The voltage of the base is the voltage of the B node with respect to the reference node, which by connection is the same voltage across R2. Because IB is zero, that voltage can be found quickly with a voltage divider VB=10*R2/(R1+R2). Or, alternatively but more laboriously, you can compute the voltage drop across R1, which tells you how much lower B is than the 10V source node, and subtract this drop from 10V. ... (to be continued)
(.continuation) ...You'll need, however, to compute the current in R1, which is I=10/(R1+R2), the drop in R1 is V1=10R1/(R1+R2), so VB = 10 - V1, do the math and you get exactly the same as with the voltage divider. Cheers.

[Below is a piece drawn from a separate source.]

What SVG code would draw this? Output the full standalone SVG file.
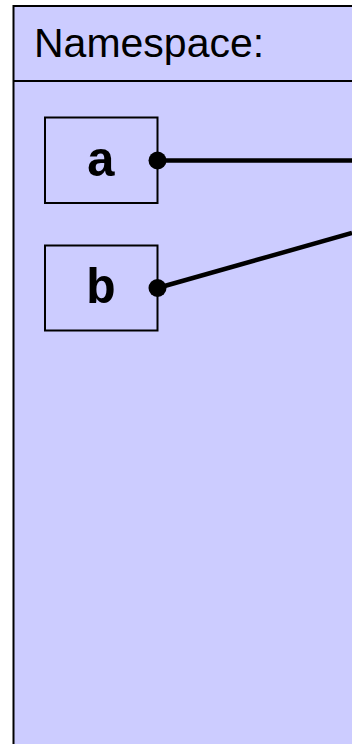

Im kindda confused here. When Ib is negative, the circuit is in cut off mode, however on our book when Ib is zero it is in cutoff. Why are they different? Or am I just misunderstanding it? Help please. Thank you
+Jackielyn Jane Yogawin In reality, the base current cannot be negative (it is the current through a PN junction, that between the base and the emitter). That is the physical reality. In the equivalent circuit on paper, where we are modelling the BJT with linear ideal components, when we solve the circuit for Ib and we find it as a negative value we reason "Aha! This is impossible, the actual current cannot be negative ... so it has to be zero ... and the BJT is in cut-off." But the procedural short path is " ... in the llinear model, if the base current is computed as a negative value, it's because the BJT is in cut-off ..." (The actual Ib is zero in the real, physical non linear device.)